I haven’t managed to read a new self-published or debut novel for review over the last few weeks. It’s not that the intention isn’t there, I have just somehow been unable to make myself find anything. Instead I have been reading romance novels. And slightly trashy ones at that.
I’m not talking about ‘mommy porn’ where there will never be a need for a pornographic parody, and they would need to strip away a minimum of 75% of the novel in order to avoid an X rating. No, when I say romance I am not trying to hide a binge on erotica.
I mean the silly boy meets girl and they try to resist but they fall in love anyway because they just can’t help it. I’m talking stories of someone being willing to completely change their life to make themselves better for the other person, even when no one asked them to. Sure, there might be a few scenes with graphic descriptions of who put what where. Let’s be honest, part of the modern romance novel is not just the fairy tale love, but usually also involves uncontrollable lust.
I’m a writer. In theory I should be spending my time on classics, both old and new. I should be reading the great novels, using these timeless examples of exemplary writing to hone my craft. I should be studying these stories, looking for what makes them different, observing the nuances of what makes their writing amazing.
I’m a writer; I should know better than to waste my time on trashy romance novels.
Let’s just go ahead and call all of that crap and move on.
Yes, I am a writer. I should be taking my craft seriously. Reading is something I do for my own enjoyment, but it is also a part of my professional growth. I do study the works I read, paying attention to structure, plot points, and syntax. I look for contradictions and think about how it could have been fixed. I notice the misspelled words and reread the awkward sentences. I wonder how parts of the novel survived the editing process, and make mental notes for my own editing. I do this for all books I read, whether I mean to or not. I am a writer; it is a part of who I am and an unconscious effort made every time I pick up something to read.
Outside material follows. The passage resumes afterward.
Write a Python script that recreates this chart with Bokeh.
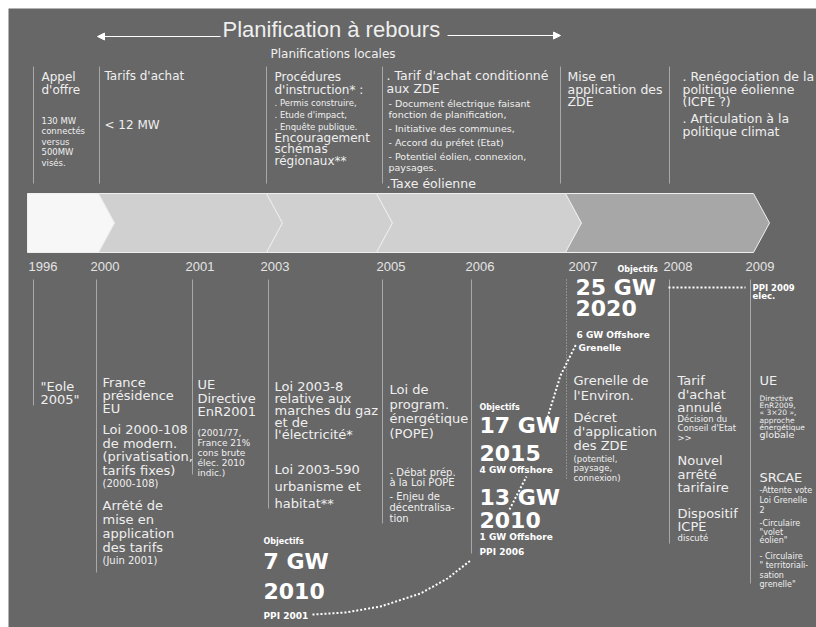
from bokeh.plotting import figure
from bokeh.models import Range1d, ColumnDataSource, Arrow, NormalHead
from bokeh.core.properties import value
from bokeh.embed import file_html
from bokeh.resources import INLINE

# ------------------------------------------------------------------ data
title = "Planification à rebours"
subtitle = "Planifications locales"
years = ["1996", "2000", "2001", "2003", "2005", "2006", "2007", "2008", "2009"]

# upper (planning) column texts
appel_big = ["Appel", "d'offre"]
appel_small = ["130 MW", "connectés", "versus", "500MW", "visés."]
tarifs_big = ["Tarifs d'achat"]
tarifs_mw = ["< 12 MW"]
proc_big = ["Procédures", "d'instruction* :"]
proc_small = [". Permis construire,", ". Etude d'impact,", ". Enquête publique."]
proc_big2 = ["Encouragement", "schémas", "régionaux**"]
zde_big = [". Tarif d'achat conditionné", "aux ZDE"]
zde_small1 = ["- Document électrique faisant", "fonction de planification,"]
zde_small2 = ["- Initiative des communes,", "- Accord du préfet (Etat)", "- Potentiel éolien, connexion,"]
zde_small3 = ["paysages."]
zde_big2 = [".Taxe éolienne"]
mise_big = ["Mise en", "application des", "ZDE"]
reneg_big = [". Renégociation de la", "politique éolienne", "(ICPE ?)"]
reneg_big2 = [". Articulation à la", "politique climat"]

# lower (events) column texts
eole = ['"Eole', '2005"']
fr_big1 = ["France", "présidence", "EU"]
fr_big2 = ["Loi 2000-108", "de modern.", "(privatisation,", "tarifs fixes)"]
fr_small1 = ["(2000-108)"]
fr_big3 = ["Arrêté de", "mise en", "application", "des tarifs"]
fr_small2 = ["(Juin 2001)"]
ue01_big = ["UE", "Directive", "EnR2001"]
ue01_small = ["(2001/77,", "France 21%", "cons brute", "élec. 2010", "indic.)"]
loi03_a = ["Loi 2003-8", "relative aux", "marches du gaz", "et de", "l'électricité*"]
loi03_b = ["Loi 2003-590", "urbanisme et", "habitat**"]
pope_big = ["Loi de", "program.", "énergétique", "(POPE)"]
pope_small1 = ["- Débat prép.", "à la Loi POPE"]
pope_small2 = ["- Enjeu de", "décentralisa-", "tion"]
gren_big1 = ["Grenelle de", "l'Environ."]
gren_big2 = ["Décret", "d'application", "des ZDE"]
gren_small = ["(potentiel,", "paysage,", "connexion)"]
t08_big1 = ["Tarif", "d'achat", "annulé"]
t08_small1 = ["Décision du", "Conseil d'Etat", ">>"]
t08_big2 = ["Nouvel", "arrêté", "tarifaire"]
t08_big3 = ["Dispositif", "ICPE"]
t08_small2 = ["discuté"]
ue09_big = ["UE"]
ue09_small = ["Directive", "EnR2009,", "« 3×20 »,", "approche", "énergétique"]
ue09_mid = ["globale"]
srcae_big = ["SRCAE"]
srcae_1 = ["-Attente vote", "Loi Grenelle", "2"]
srcae_2 = ["-Circulaire", '"volet', 'éolien"']
srcae_3 = ["- Circulaire", '" territoriali-', "sation", 'grenelle"']

# objectives (PPI targets)
obj_label = "Objectifs"
ppi2001 = ["7 GW", "2010"]
ppi2001_name = "PPI 2001"
ppi2006_a = ["17 GW", "2015"]
ppi2006_a_off = "4 GW Offshore"
ppi2006_b = ["13 GW", "2010"]
ppi2006_b_off = "1 GW Offshore"
ppi2006_name = "PPI 2006"
gren_obj = ["25 GW", "2020"]
gren_off = "6 GW Offshore"
gren_name = "Grenelle"
ppi2009 = ["PPI 2009", "elec."]

# ------------------------------------------------------------------ layout
BG = "#676767"
TXT = "#efefef"
LINE = "#a8a8a8"
BODY = "DejaVu Sans"

year_x = [28, 90, 185, 260, 376, 465, 568, 663, 745]
year_y = 266
upper_line_x = [33, 99, 266, 382, 560, 669]
upper_top, upper_bot = 66, 183
lower_line_x = [33, 96, 192, 268, 382, 471, 669, 750]
lower_line_bot = [405, 572, 474, 508, 523, 553, 543, 583]
lower_top = 279
band_bounds = [27, 98, 266, 376, 565, 753]
band_colors = ["#f7f7f7", "#d0d0d0", "#d0d0d0", "#d0d0d0", "#a7a7a7"]
band_top, band_bot, notch = 193, 252, 16

p = figure(width=816, height=627, x_range=Range1d(8, 816), y_range=Range1d(627, 8),
           output_backend="svg", toolbar_location=None,
           min_border_left=8, min_border_top=8, min_border_right=0, min_border_bottom=0,
           x_axis_type=None, y_axis_type=None,
           background_fill_color=BG, border_fill_color="white", outline_line_color=None)
p.grid.visible = False

# phase band (chevrons)
xs, ys = [], []
mid = (band_top + band_bot) / 2
for i in range(len(band_colors)):
    b0, b1 = band_bounds[i], band_bounds[i + 1]
    if i == 0:
        xs.append([b0, b1, b1 + notch, b1, b0])
        ys.append([band_top, band_top, mid, band_bot, band_bot])
    else:
        xs.append([b0, b1, b1 + notch, b1, b0, b0 + notch])
        ys.append([band_top, band_top, mid, band_bot, band_bot, mid])
p.patches(xs, ys, fill_color=band_colors, line_color="#efefef", line_width=1)

# vertical separators
p.segment(x0=upper_line_x, y0=[upper_top] * len(upper_line_x),
          x1=upper_line_x, y1=[upper_bot] * len(upper_line_x), line_color=LINE, line_width=1)
p.segment(x0=lower_line_x, y0=[lower_top] * len(lower_line_x),
          x1=lower_line_x, y1=lower_line_bot, line_color=LINE, line_width=1)
p.segment(x0=[566], y0=[lower_top], x1=[566], y1=[480], line_color="#bbbbbb",
          line_width=1, line_dash="1 2")

# title + arrows
p.text(x=[222], y=[29], text=[title], text_color=TXT, text_font=value("Liberation Sans"),
       text_font_size="22px", text_baseline="middle")
p.text(x=[270], y=[53], text=[subtitle], text_color=TXT, text_font=value(BODY),
       text_font_size="12px", text_baseline="middle")
p.add_layout(Arrow(end=NormalHead(size=7, fill_color="white", line_color="white"),
                   x_start=220, y_start=36, x_end=97, y_end=36, line_color="white", line_width=1))
p.add_layout(Arrow(end=NormalHead(size=7, fill_color="white", line_color="white"),
                   x_start=447, y_start=35, x_end=560, y_end=35, line_color="white", line_width=1))

# years
p.text(x=year_x, y=[year_y] * len(years), text=years, text_color="#e4e4e4",
       text_font=value("Liberation Sans"), text_font_size="13px", text_baseline="middle")

# dotted trajectory of targets
p.line([312, 345, 380, 420, 447, 470], [614, 612, 606, 593, 578, 560],
       line_color="white", line_width=2, line_dash="2 2")
p.line([509, 526], [509, 476], line_color="white", line_width=2, line_dash="2 2")
p.line([547, 560, 576], [417, 375, 343], line_color="white", line_width=2, line_dash="2 2")
p.line([668, 745], [287, 287], line_color="white", line_width=2, line_dash="2 2")

# text blocks: (lines, x, y0, dy, size, bold)
blocks = [
    (appel_big, 41, 76, 13, 12, False),
    (appel_small, 41, 120, 10.5, 8.5, False),
    (tarifs_big, 104, 75, 13, 12, False),
    (tarifs_mw, 104, 124, 13, 12, False),
    (proc_big, 274, 76, 13, 12, False),
    (proc_small, 274, 102, 12, 8.5, False),
    (proc_big2, 274, 137, 11.5, 12, False),
    (zde_big, 386, 75, 13, 12.5, False),
    (zde_small1, 388, 103, 10.5, 9.5, False),
    (zde_small2, 388, 128, 14, 9.5, False),
    (zde_small3, 388, 167, 10, 9.5, False),
    (zde_big2, 386, 183, 13, 12.5, False),
    (mise_big, 567, 76, 12.5, 12.5, False),
    (reneg_big, 682, 76, 12.5, 12.5, False),
    (reneg_big2, 682, 118, 13, 12.5, False),
    (eole, 40, 386, 13, 13, False),
    (fr_big1, 102, 382, 13, 13, False),
    (fr_big2, 102, 429, 13.7, 13, False),
    (fr_small1, 102, 483, 10, 10, False),
    (fr_big3, 102, 505, 14, 13, False),
    (fr_small2, 102, 560, 10, 10, False),
    (ue01_big, 197, 384, 13.5, 13, False),
    (ue01_small, 197, 432, 10, 9, False),
    (loi03_a, 274, 386, 12, 13, False),
    (loi03_b, 274, 469, 17, 13, False),
    (pope_big, 389, 389, 14.5, 13, False),
    (pope_small1, 389, 472, 10, 10, False),
    (pope_small2, 389, 496, 11, 10, False),
    (gren_big1, 573, 380, 15, 13, False),
    (gren_big2, 573, 417, 14, 13, False),
    (gren_small, 573, 458, 9.5, 8.5, False),
    (t08_big1, 677, 380, 13.5, 13, False),
    (t08_small1, 677, 418, 9.5, 8.5, False),
    (t08_big2, 677, 460, 13.5, 13, False),
    (t08_big3, 677, 513, 13, 13, False),
    (t08_small2, 677, 537, 10, 8.5, False),
    (ue09_big, 759, 380, 13, 13, False),
    (ue09_small, 759, 398, 7.2, 7.5, False),
    (ue09_mid, 759, 434, 10, 9.5, False),
    (srcae_big, 759, 477, 13, 13, False),
    (srcae_1, 759, 490, 9.5, 8, False),
    (srcae_2, 759, 523, 8.7, 8, False),
    (srcae_3, 759, 556, 9.3, 8, False),
    # objectives
    ([obj_label], 263, 541, 10, 8, True),
    (ppi2001, 263, 561, 29, 22, True),
    ([ppi2001_name], 263, 615, 10, 9, True),
    ([obj_label], 479, 407, 10, 8, True),
    (ppi2006_a, 479, 425, 27, 22, True),
    ([ppi2006_a_off], 479, 469, 10, 9, True),
    (ppi2006_b, 479, 497, 22, 22, True),
    ([ppi2006_b_off], 479, 536, 10, 9, True),
    ([ppi2006_name], 479, 551, 10, 9, True),
    ([obj_label], 617, 269, 10, 8, True),
    (gren_obj, 575, 287, 20.5, 22, True),
    ([gren_off], 576, 334, 10, 9, True),
    ([gren_name], 578, 347, 10, 9, True),
    (ppi2009, 752, 287, 8.5, 8.5, True),
]

rows = dict(x=[], y=[], text=[], size=[], style=[], color=[])
for lines, x, y0, dy, size, bold in blocks:
    for k, t in enumerate(lines):
        rows["x"].append(x)
        rows["y"].append(y0 + k * dy)
        rows["text"].append(t)
        rows["size"].append(f"{size}px")
        rows["style"].append("bold" if bold else "normal")
        rows["color"].append("#ffffff" if bold else TXT)
src = ColumnDataSource(rows)
p.text(x="x", y="y", text="text", source=src, text_font=value(BODY), text_font_size="size",
       text_font_style="style", text_color="color", text_baseline="middle")

html = file_html(p, INLINE)
open("out.html", "w").write(html)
Working to improve my writing ability is important to any success I may ever experience. However, good writing is unfortunately not required for a successful novel. We all know the truth; there are novels that have become best sellers and have broken almost all the accepted rules.
What these authors lack in writing ability they make up for in knowledge of the reading market. They know what their readers want, and they know how to give it to them. Sometimes they want deep, meaningful prose and sometimes they want to laugh. Being able to give the reader what they want sells books.
So how does this justify my current romance novel binge? Am I really advocating selling out?
No, I am advocating being smart about your writing. You can tell your story, any story, but if you don’t know how to make someone want to read it, you are wasting your talent.
I read all kinds of novels, because they all teach me something about my writing.
Mysteries teach you that anyone can be a hero and find justice. Your main character might be a baker, a PI, or a fashion designer, but with a little luck, tenacity, and quick thinking they can find the killer.
Thrillers teach you how to write action. I might be able to close my eyes and see every blow in a fight, but if I can’t portray that to my readers they might as well be in a thumb war.
Science fiction teaches how to incorporate technology in a way that sounds realistic, even if I am making things up as I go along.
Fantasy teaches the benefits to dreaming big, while following the rules. Anything can happen in a world of magic, but that doesn’t mean you can make things end too easily.
Romance will teach you balance. You don’t want things to come too easily or no one will believe it. Of course, if you make things too difficult no one will believe it either. You need to walk the line between falling in love, and marrying the guy who finds your shoe on the stairs.
Romance teaches the importance of a happy ending. You want the characters to be happy or at least think they might be when the book ends, even if there was pain and loss before hand.
Romance teaches how to keep writing light. No one can live their lives too seriously all the time. Eventually, you need to let go and relax.
Romance teaches the art of varied language. Repetitious writing might be great for preschoolers, but there is only so many times you can read words like horny, thrust, penis, vagina, and mind-blowing orgasm. Say what you want about the content, romance writers know how to work a thesaurus.
So yes, I read trashy romance novels. They remind me why I write. I write to make myself and the reader happy. I write to make myself feel good. I write to feel like I am a part of something more, something bigger. I write because all stories are worth telling.